We thank Hayes and Jauhar for blogging about our recently published systematic review about withdrawal from antidepressants thereby keeping the spotlight on a vitally important issue impacting millions of people around the world.
After decades of silence and minimisation any discussion that maintains public attention is invaluable.
We now invite them to do what is customary in any serious academic debate and submit their blog critique to the journal in which we published, Addictive Behaviors. This way their critique can be properly peer-reviewed, and we can respond to each of their points in the appropriate place and manner, especially because we take serious issue with many of the arguments they raise.
While we disagree with many of their arguments, we do accept, as we did in the review, that some of the 24 studies reviewed had important limitations, as did our best efforts to integrate studies using such varied methodologies.
The fact that there was not more and better research for us to review speaks volumes about whether the prescribing professions have taken the issues seriously. In particular, many of RCT studies employed treatment durations and follow-up protocols that may significantly underestimate withdrawal incidence and duration.

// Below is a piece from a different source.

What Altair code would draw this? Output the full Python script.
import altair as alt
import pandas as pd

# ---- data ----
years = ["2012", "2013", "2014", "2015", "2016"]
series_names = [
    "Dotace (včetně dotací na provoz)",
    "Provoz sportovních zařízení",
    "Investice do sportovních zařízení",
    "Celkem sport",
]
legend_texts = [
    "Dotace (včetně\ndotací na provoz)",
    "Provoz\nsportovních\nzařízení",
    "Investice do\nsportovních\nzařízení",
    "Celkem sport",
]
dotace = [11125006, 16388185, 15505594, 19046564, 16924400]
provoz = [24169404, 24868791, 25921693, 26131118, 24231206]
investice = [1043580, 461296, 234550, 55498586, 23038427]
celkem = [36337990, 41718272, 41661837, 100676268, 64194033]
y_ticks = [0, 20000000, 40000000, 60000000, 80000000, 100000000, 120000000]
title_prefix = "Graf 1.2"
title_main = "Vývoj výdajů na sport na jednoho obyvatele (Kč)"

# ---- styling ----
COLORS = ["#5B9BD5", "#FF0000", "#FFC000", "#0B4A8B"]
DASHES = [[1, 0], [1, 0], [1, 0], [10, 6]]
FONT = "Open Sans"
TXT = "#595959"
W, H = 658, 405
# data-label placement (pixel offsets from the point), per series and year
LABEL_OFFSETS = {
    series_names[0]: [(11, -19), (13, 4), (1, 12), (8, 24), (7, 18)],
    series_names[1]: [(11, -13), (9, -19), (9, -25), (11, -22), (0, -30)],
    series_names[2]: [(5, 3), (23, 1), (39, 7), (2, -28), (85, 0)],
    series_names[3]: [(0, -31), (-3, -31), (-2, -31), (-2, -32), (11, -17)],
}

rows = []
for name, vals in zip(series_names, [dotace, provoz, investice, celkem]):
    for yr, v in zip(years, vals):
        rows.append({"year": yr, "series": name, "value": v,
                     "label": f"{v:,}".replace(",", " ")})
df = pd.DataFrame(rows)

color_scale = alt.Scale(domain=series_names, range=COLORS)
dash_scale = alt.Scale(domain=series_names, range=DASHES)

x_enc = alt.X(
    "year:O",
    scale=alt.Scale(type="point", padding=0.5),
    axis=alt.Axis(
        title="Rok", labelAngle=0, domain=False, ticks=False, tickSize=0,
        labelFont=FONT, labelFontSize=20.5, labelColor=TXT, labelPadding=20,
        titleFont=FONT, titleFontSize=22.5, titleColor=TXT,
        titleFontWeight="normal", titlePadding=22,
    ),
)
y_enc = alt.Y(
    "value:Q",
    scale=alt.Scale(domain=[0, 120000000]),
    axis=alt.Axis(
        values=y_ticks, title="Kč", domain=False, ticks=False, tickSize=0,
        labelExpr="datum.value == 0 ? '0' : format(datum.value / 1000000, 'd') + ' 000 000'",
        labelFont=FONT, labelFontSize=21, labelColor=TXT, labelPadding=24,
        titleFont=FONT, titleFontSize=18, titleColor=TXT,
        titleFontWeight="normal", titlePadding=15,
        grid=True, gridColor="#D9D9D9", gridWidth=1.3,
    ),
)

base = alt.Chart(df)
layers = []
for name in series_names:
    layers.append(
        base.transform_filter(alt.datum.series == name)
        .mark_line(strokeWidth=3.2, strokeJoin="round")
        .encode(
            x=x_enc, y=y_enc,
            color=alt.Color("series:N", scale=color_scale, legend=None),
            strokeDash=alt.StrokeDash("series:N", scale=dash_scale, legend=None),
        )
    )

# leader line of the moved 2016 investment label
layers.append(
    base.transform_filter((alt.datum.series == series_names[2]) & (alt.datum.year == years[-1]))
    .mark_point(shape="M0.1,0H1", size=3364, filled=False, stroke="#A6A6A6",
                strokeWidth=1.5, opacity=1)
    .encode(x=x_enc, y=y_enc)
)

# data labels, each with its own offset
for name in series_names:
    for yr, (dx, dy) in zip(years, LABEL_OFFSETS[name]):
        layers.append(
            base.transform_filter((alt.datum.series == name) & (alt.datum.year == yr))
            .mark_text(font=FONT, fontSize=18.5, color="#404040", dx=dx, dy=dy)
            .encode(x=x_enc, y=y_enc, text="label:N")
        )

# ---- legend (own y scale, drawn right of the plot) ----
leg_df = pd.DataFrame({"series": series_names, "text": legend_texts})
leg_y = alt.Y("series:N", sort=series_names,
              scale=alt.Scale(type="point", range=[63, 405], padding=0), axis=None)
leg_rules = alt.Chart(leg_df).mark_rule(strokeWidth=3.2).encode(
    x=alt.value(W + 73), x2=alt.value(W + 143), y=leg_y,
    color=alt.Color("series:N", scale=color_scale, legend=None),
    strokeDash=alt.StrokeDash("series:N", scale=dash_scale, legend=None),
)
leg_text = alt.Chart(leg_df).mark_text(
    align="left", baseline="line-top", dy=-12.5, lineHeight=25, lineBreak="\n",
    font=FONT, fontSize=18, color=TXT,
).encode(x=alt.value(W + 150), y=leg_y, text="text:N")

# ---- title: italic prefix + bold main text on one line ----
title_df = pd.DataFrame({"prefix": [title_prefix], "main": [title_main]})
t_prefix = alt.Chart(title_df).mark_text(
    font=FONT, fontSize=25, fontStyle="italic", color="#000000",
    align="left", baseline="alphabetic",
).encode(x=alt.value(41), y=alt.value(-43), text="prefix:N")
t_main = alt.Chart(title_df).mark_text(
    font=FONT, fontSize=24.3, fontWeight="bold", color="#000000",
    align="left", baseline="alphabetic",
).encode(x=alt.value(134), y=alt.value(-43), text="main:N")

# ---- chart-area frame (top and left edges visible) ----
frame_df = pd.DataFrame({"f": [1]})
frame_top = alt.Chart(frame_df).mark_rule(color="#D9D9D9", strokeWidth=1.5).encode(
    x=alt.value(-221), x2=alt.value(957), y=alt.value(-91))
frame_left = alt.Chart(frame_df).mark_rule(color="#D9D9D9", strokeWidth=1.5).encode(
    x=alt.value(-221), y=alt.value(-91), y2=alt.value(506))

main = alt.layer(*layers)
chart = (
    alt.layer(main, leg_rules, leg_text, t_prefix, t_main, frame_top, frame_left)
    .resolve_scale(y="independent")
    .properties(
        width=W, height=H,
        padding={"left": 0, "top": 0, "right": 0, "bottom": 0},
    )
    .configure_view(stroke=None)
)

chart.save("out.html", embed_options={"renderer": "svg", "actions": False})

Hayes and Jauhar seem particularly concerned about whether our inclusion of surveys may have biased our estimates that 56% experience withdrawal symptoms when coming off and 46% of those describe them as severe.

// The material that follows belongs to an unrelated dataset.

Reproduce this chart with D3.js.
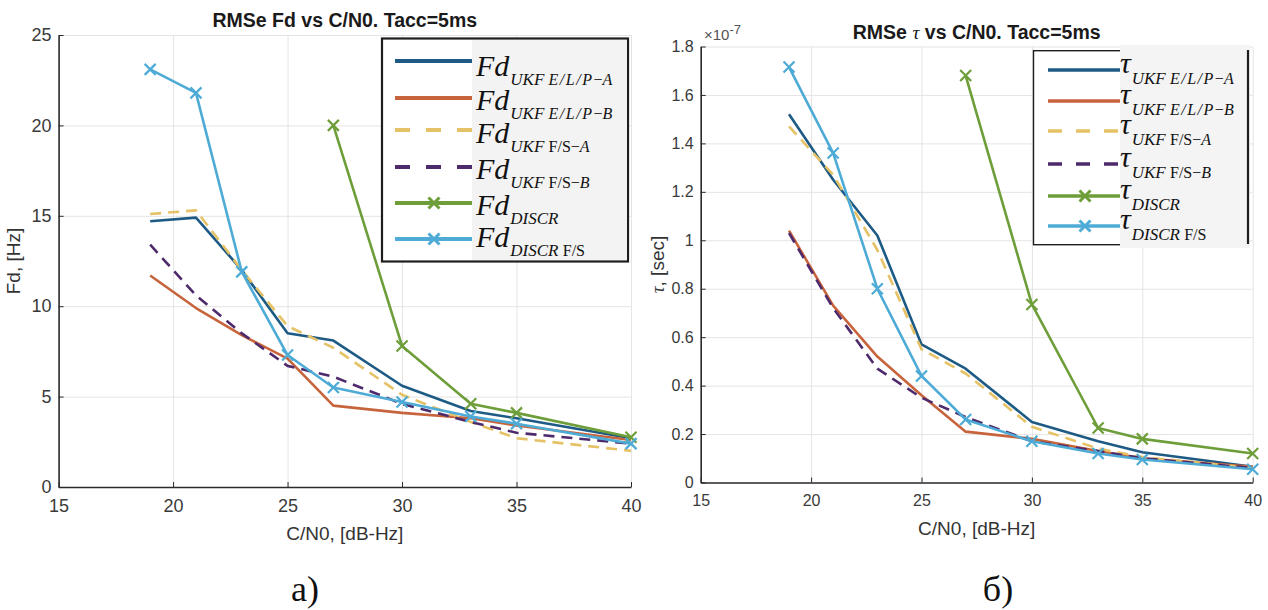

We readily concede, as we did in the review, that our estimates are indeed estimates, based on the best available evidence. They may be off by 5% or even perhaps as much as 10%, lower or higher.
Nevertheless, even the most conservative estimate of 46% experiencing withdrawal, and 36% of those at the severe level, would represent a public health issue of significant proportions.
While waiting for the prescribing professions to conduct better studies we hope that all concerned, including those guilty of denial and minimisation in the past, can now work together to acknowledge what thousands of people with direct experience have been trying to tell their doctors for years, to provide full information to people contemplating starting antidepressants, and to lobby for support for the millions trying to withdraw from them.